While for foreign tourists getting into Tibet is almost as hard as North Korea, Chinese visitors are flooding into the country in droves.
The Chinese government says 23 million people will enter the Tibetan Autonomous Region this year,an area with a permanent population of just 3.2 million. The figures are suspicious to say the least – it would mean 63,000 people entering the area every day – but accurate or not, numbers are on the rise. In the decade since a train route was opened across the high-altitude plateau, Tibet has seen an 11-fold increase in visitors.
And the country has been made ready for them. Tibetan villages like Zhaxigang in the south-east of the country have been bulldozed, replaced with houses built by Chinese real estate developers. They are picture perfect replicas of the homes that used to stand there. Tibetans who lost their homes will be given new accommodation, officials have said but their opportunities to make money may be limited. Restaurants in a nearby site are overwhelmingly run by Han Chinese.
Large areas of Lhasa to look like any modern Chinese city these days, with hundreds of old buildings knocked down to make way for shopping malls, restaurants and modern blocks of flats. It already boasts an Intercontinental Hotel as well as a Sheraton, a St. Regis and a Shangri-La, and officials predict 10 more luxury hotels there by 2020.
The Chinese government is investing heavily, enthusiastically promoting tourism as a pillar of the economy with hopes that it will soon become a world class holiday destination. “It is the new engine for development in Tibet,” Penpa Tashi, vice chairman of the Tibet Autonomous Region told reporters shortly before the opening ceremony of the Third China Tibet Tourism and Culture Expo in Lhasa.
Tourism already makes up one-fifth of the economy of the Tibetan Autonomous Region, has created 320,000 jobs and is helping to fuel double-digit rates of growth, officials say but critics argue that Tibetan culture is being destroyed, its environment ruined and its holy sites overwhelmed by Chinese tourists.
Elliot Sperling, an Indiana University professor says China has a narrow, materialist view of development as the solution to all Tibet’s problems, and warned that tourism risks turning parts of the country into a “Lama Disneyland.”
“Lhasa has been turned from a holy place of pilgrimage into a tourist site,” said Tibetan writer Woeser who last visited the city three years ago. “Most tourist shops in the Tibetan old town are owned by Han Chinese and many supposedly Tibetan artefacts are manufactured in other parts of China.”
Professor Christiaan Krieger has likened the changes to how the United States treated its developing West 100 years ago. “They are commodifying the native people,” she stated, “bringing them out as an ethnic display for the consumption of people back east.”

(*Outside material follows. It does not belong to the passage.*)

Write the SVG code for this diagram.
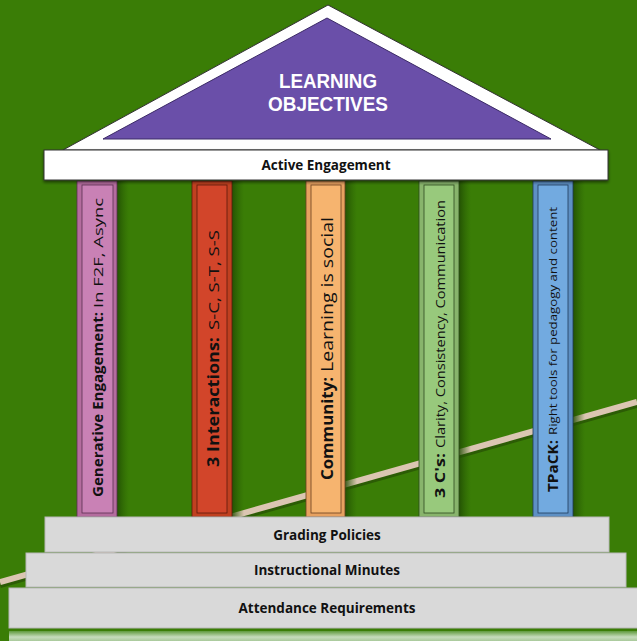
<svg xmlns="http://www.w3.org/2000/svg" width="637" height="641" viewBox="0 0 637 641">
<defs>
<style>
.lbl{font-family:"Open Sans","DejaVu Sans",sans-serif;fill:#111;}
.b{font-weight:700;}
.step{fill:#d9d9d9;stroke:#b8b8b8;stroke-width:1;}
.steptxt{font-family:"Open Sans","DejaVu Sans",sans-serif;font-weight:700;font-size:13.5px;fill:#111;text-anchor:middle;}
.title{font-family:"Liberation Sans","Arial",sans-serif;font-weight:700;font-size:20px;fill:#fff;}
.shadow{fill:url(#sh);}
</style>
<linearGradient id="sh" x1="0" y1="0" x2="1" y2="0">
<stop offset="0" stop-color="#1f4a03" stop-opacity="0.85"/>
<stop offset="1" stop-color="#2a6004" stop-opacity="0"/>
</linearGradient>
<linearGradient id="base" x1="0" y1="0" x2="0" y2="1">
<stop offset="0" stop-color="#5f9a3c"/>
<stop offset="0.6" stop-color="#c6dcbc"/>
<stop offset="1" stop-color="#a9c99a"/>
</linearGradient>
<filter id="ds" x="-5%" y="-5%" width="110%" height="120%">
<feDropShadow dx="0" dy="2" stdDeviation="1.5" flood-color="#000" flood-opacity="0.5"/>
</filter>
</defs>
<rect width="637" height="641" fill="#3a7d06"/>
<g id="diagonal">
<line x1="0" y1="585" x2="637" y2="405" stroke="#2c5c05" stroke-width="6"/>
<line x1="0" y1="582" x2="637" y2="402" stroke="#dbc6b2" stroke-width="6"/>
</g>
<g id="roof">
<polygon points="63,150 328,5 600,150" fill="#ffffff" stroke="#333" stroke-width="1" filter="url(#ds)"/>
<polygon points="103,139 327,18 551,139" fill="#6a4fa9" stroke="#3b2a66" stroke-width="1"/>
<text class="title" x="279" y="88" textLength="98" lengthAdjust="spacingAndGlyphs">LEARNING</text>
<text class="title" x="268" y="111" textLength="120" lengthAdjust="spacingAndGlyphs">OBJECTIVES</text>
</g>
<g id="pillar1">
<rect class="shadow" x="117" y="181" width="12" height="336"/>
<rect x="77" y="181" width="40" height="336" fill="#b46c9e" stroke="#5a3050" stroke-width="0.8"/>
<rect x="82" y="185" width="31" height="328" fill="#c981b5" stroke="#5a3050" stroke-width="0.8"/>
<g transform="translate(98,497) rotate(-90)">
<text class="lbl b" x="0" y="5" font-size="15" textLength="185" lengthAdjust="spacingAndGlyphs">Generative Engagement:</text>
<text class="lbl" x="189" y="4.5" font-size="12" textLength="110" lengthAdjust="spacingAndGlyphs">In F2F, Async</text>
</g>
</g>
<g id="pillar2">
<rect class="shadow" x="232" y="181" width="12" height="336"/>
<rect x="192" y="181" width="40" height="336" fill="#c04020" stroke="#5a1a0a" stroke-width="0.8"/>
<rect x="197" y="185" width="30" height="328" fill="#d2452a" stroke="#5a1a0a" stroke-width="0.8"/>
<g transform="translate(213,467) rotate(-90)">
<text class="lbl b" x="0" y="5.5" font-size="16" textLength="130" lengthAdjust="spacingAndGlyphs">3 Interactions:</text>
<text class="lbl" x="137" y="5.5" font-size="15" textLength="100" lengthAdjust="spacingAndGlyphs">S-C, S-T, S-S</text>
</g>
</g>
<g id="pillar3">
<rect class="shadow" x="345" y="181" width="12" height="336"/>
<rect x="306" y="181" width="39" height="336" fill="#e7a160" stroke="#6a4020" stroke-width="0.8"/>
<rect x="311" y="185" width="30" height="328" fill="#f6b46f" stroke="#6a4020" stroke-width="0.8"/>
<g transform="translate(327,480) rotate(-90)">
<text class="lbl b" x="0" y="5.5" font-size="16" textLength="103" lengthAdjust="spacingAndGlyphs">Community:</text>
<text class="lbl" x="108" y="5.5" font-size="16" textLength="155" lengthAdjust="spacingAndGlyphs">Learning is social</text>
</g>
</g>
<g id="pillar4">
<rect class="shadow" x="459" y="181" width="12" height="336"/>
<rect x="419" y="181" width="40" height="336" fill="#88b46c" stroke="#2e4a20" stroke-width="0.8"/>
<rect x="424" y="185" width="30" height="328" fill="#98c97c" stroke="#2e4a20" stroke-width="0.8"/>
<g transform="translate(440,498) rotate(-90)">
<text class="lbl b" x="0" y="5" font-size="14" textLength="45" lengthAdjust="spacingAndGlyphs">3 C's:</text>
<text class="lbl" x="50" y="4.5" font-size="13" textLength="248" lengthAdjust="spacingAndGlyphs">Clarity, Consistency, Communication</text>
</g>
</g>
<g id="pillar5">
<rect class="shadow" x="573" y="181" width="12" height="336"/>
<rect x="533" y="181" width="40" height="336" fill="#5e90c4" stroke="#203a5a" stroke-width="0.8"/>
<rect x="538" y="185" width="30" height="328" fill="#72aae0" stroke="#203a5a" stroke-width="0.8"/>
<g transform="translate(553,492) rotate(-90)">
<text class="lbl b" x="0" y="5" font-size="15" textLength="52" lengthAdjust="spacingAndGlyphs">TPaCK:</text>
<text class="lbl" x="57" y="4" font-size="11.5" textLength="228" lengthAdjust="spacingAndGlyphs">Right tools for pedagogy and content</text>
</g>
</g>
<g id="active-engagement">
<rect x="44" y="150" width="564" height="30" fill="#ffffff" stroke="#333" stroke-width="1" filter="url(#ds)"/>
<text x="326" y="170" font-family="'Open Sans','DejaVu Sans',sans-serif" font-weight="700" font-size="13.5" fill="#111" text-anchor="middle">Active Engagement</text>
</g>
<g id="grading-policies">
<rect class="step" x="45" y="517" width="564" height="35"/>
<text class="steptxt" x="327" y="540">Grading Policies</text>
</g>
<g id="instructional-minutes">
<rect class="step" x="26" y="553" width="600" height="34"/>
<text class="steptxt" x="327" y="575">Instructional Minutes</text>
</g>
<g id="attendance-requirements">
<rect class="step" x="9" y="588" width="632" height="40"/>
<text class="steptxt" x="327" y="613">Attendance Requirements</text>
</g>
<rect x="9" y="631" width="630" height="10" fill="url(#base)"/>
</svg>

If the tourism industry continues to grow at this rate, more people from mainland China – keen to profit from visitors – will move to the region permanently and the relatively small Tibetan population will become increasingly marginalised.
Some Tibetans do benefit from tourism: many tour agencies run by locals have opened in recent years and Wang Songping, deputy director of the Tibet Tourism Development Commission maintains that the industry has both positive and negative effects everywhere in the world. The influx of money will encourage people to protect “their intangible cultural heritage,” he argues.
But in the vast majority of cases, critics say, Tibetans are neither consulted nor empowered as their land is transformed. The top jobs and most of the profits are being monopolised by companies and people from elsewhere in China, fuelling the kind of resentment that contributed to the riots across the country in 2008.